## Dataset section
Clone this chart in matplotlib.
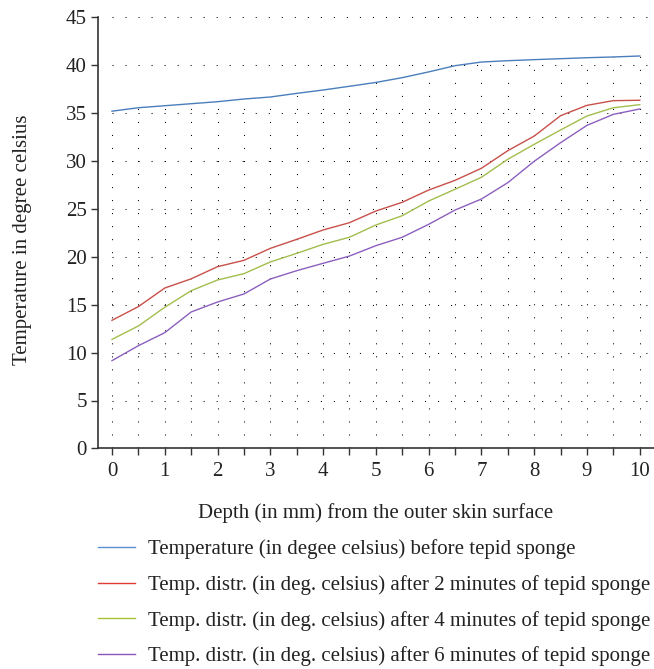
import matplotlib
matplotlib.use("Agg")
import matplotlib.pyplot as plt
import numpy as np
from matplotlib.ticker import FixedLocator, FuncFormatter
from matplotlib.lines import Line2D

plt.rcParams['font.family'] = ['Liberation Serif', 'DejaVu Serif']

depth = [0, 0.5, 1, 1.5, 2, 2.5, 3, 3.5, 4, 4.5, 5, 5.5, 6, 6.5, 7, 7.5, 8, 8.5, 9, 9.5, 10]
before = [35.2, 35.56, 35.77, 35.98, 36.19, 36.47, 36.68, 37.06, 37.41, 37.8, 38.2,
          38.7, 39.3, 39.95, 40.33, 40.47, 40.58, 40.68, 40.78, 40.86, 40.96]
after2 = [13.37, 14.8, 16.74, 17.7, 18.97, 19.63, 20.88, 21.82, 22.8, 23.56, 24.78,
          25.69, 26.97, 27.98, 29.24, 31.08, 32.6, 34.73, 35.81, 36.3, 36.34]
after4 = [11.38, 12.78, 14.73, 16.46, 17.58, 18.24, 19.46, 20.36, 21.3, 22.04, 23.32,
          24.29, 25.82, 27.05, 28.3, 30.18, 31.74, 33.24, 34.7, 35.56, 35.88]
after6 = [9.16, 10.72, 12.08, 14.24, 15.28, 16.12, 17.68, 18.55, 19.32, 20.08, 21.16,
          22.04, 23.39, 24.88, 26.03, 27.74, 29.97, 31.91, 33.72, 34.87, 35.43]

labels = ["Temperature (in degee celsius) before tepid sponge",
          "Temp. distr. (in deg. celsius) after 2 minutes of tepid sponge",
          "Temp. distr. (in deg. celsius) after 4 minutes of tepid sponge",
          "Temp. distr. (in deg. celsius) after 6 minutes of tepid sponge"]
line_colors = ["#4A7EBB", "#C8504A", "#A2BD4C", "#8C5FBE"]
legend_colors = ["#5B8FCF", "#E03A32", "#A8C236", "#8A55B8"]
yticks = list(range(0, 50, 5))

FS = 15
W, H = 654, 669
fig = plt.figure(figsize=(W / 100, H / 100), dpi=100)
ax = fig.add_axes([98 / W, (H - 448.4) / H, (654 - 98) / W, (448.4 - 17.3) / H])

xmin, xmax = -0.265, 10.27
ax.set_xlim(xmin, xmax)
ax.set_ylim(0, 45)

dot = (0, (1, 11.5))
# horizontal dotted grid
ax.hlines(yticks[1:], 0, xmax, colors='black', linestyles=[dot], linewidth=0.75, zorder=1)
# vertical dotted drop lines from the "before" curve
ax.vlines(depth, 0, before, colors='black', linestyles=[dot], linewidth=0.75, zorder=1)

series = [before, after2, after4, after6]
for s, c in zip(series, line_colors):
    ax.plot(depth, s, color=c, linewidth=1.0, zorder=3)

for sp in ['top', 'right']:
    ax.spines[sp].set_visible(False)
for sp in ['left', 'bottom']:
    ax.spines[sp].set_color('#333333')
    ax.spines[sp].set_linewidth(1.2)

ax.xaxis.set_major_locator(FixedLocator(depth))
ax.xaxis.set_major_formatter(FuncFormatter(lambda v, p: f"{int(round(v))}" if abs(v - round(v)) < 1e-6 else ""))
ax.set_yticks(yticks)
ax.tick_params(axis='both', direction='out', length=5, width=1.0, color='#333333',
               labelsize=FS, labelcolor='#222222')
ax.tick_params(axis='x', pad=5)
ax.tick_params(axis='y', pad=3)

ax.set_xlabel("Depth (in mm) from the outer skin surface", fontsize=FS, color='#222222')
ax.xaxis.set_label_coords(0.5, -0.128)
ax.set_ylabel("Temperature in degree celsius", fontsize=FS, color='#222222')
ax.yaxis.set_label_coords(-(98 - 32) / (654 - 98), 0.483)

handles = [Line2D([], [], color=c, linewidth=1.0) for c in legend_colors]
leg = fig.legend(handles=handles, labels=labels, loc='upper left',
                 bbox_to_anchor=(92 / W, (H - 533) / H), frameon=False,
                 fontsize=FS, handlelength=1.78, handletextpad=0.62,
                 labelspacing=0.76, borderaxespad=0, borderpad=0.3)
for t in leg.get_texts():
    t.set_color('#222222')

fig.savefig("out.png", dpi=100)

## Instructions for the task
Write out the material above again, word for word, minus its pictures.

## The completed task
Clone this chart in matplotlib.
import matplotlib
matplotlib.use("Agg")
import matplotlib.pyplot as plt
import numpy as np
from matplotlib.ticker import FixedLocator, FuncFormatter
from matplotlib.lines import Line2D

plt.rcParams['font.family'] = ['Liberation Serif', 'DejaVu Serif']

depth = [0, 0.5, 1, 1.5, 2, 2.5, 3, 3.5, 4, 4.5, 5, 5.5, 6, 6.5, 7, 7.5, 8, 8.5, 9, 9.5, 10]
before = [35.2, 35.56, 35.77, 35.98, 36.19, 36.47, 36.68, 37.06, 37.41, 37.8, 38.2,
          38.7, 39.3, 39.95, 40.33, 40.47, 40.58, 40.68, 40.78, 40.86, 40.96]
after2 = [13.37, 14.8, 16.74, 17.7, 18.97, 19.63, 20.88, 21.82, 22.8, 23.56, 24.78,
          25.69, 26.97, 27.98, 29.24, 31.08, 32.6, 34.73, 35.81, 36.3, 36.34]
after4 = [11.38, 12.78, 14.73, 16.46, 17.58, 18.24, 19.46, 20.36, 21.3, 22.04, 23.32,
          24.29, 25.82, 27.05, 28.3, 30.18, 31.74, 33.24, 34.7, 35.56, 35.88]
after6 = [9.16, 10.72, 12.08, 14.24, 15.28, 16.12, 17.68, 18.55, 19.32, 20.08, 21.16,
          22.04, 23.39, 24.88, 26.03, 27.74, 29.97, 31.91, 33.72, 34.87, 35.43]

labels = ["Temperature (in degee celsius) before tepid sponge",
          "Temp. distr. (in deg. celsius) after 2 minutes of tepid sponge",
          "Temp. distr. (in deg. celsius) after 4 minutes of tepid sponge",
          "Temp. distr. (in deg. celsius) after 6 minutes of tepid sponge"]
line_colors = ["#4A7EBB", "#C8504A", "#A2BD4C", "#8C5FBE"]
legend_colors = ["#5B8FCF", "#E03A32", "#A8C236", "#8A55B8"]
yticks = list(range(0, 50, 5))

FS = 15
W, H = 654, 669
fig = plt.figure(figsize=(W / 100, H / 100), dpi=100)
ax = fig.add_axes([98 / W, (H - 448.4) / H, (654 - 98) / W, (448.4 - 17.3) / H])

xmin, xmax = -0.265, 10.27
ax.set_xlim(xmin, xmax)
ax.set_ylim(0, 45)

dot = (0, (1, 11.5))
# horizontal dotted grid
ax.hlines(yticks[1:], 0, xmax, colors='black', linestyles=[dot], linewidth=0.75, zorder=1)
# vertical dotted drop lines from the "before" curve
ax.vlines(depth, 0, before, colors='black', linestyles=[dot], linewidth=0.75, zorder=1)

series = [before, after2, after4, after6]
for s, c in zip(series, line_colors):
    ax.plot(depth, s, color=c, linewidth=1.0, zorder=3)

for sp in ['top', 'right']:
    ax.spines[sp].set_visible(False)
for sp in ['left', 'bottom']:
    ax.spines[sp].set_color('#333333')
    ax.spines[sp].set_linewidth(1.2)

ax.xaxis.set_major_locator(FixedLocator(depth))
ax.xaxis.set_major_formatter(FuncFormatter(lambda v, p: f"{int(round(v))}" if abs(v - round(v)) < 1e-6 else ""))
ax.set_yticks(yticks)
ax.tick_params(axis='both', direction='out', length=5, width=1.0, color='#333333',
               labelsize=FS, labelcolor='#222222')
ax.tick_params(axis='x', pad=5)
ax.tick_params(axis='y', pad=3)

ax.set_xlabel("Depth (in mm) from the outer skin surface", fontsize=FS, color='#222222')
ax.xaxis.set_label_coords(0.5, -0.128)
ax.set_ylabel("Temperature in degree celsius", fontsize=FS, color='#222222')
ax.yaxis.set_label_coords(-(98 - 32) / (654 - 98), 0.483)

handles = [Line2D([], [], color=c, linewidth=1.0) for c in legend_colors]
leg = fig.legend(handles=handles, labels=labels, loc='upper left',
                 bbox_to_anchor=(92 / W, (H - 533) / H), frameon=False,
                 fontsize=FS, handlelength=1.78, handletextpad=0.62,
                 labelspacing=0.76, borderaxespad=0, borderpad=0.3)
for t in leg.get_texts():
    t.set_color('#222222')

fig.savefig("out.png", dpi=100)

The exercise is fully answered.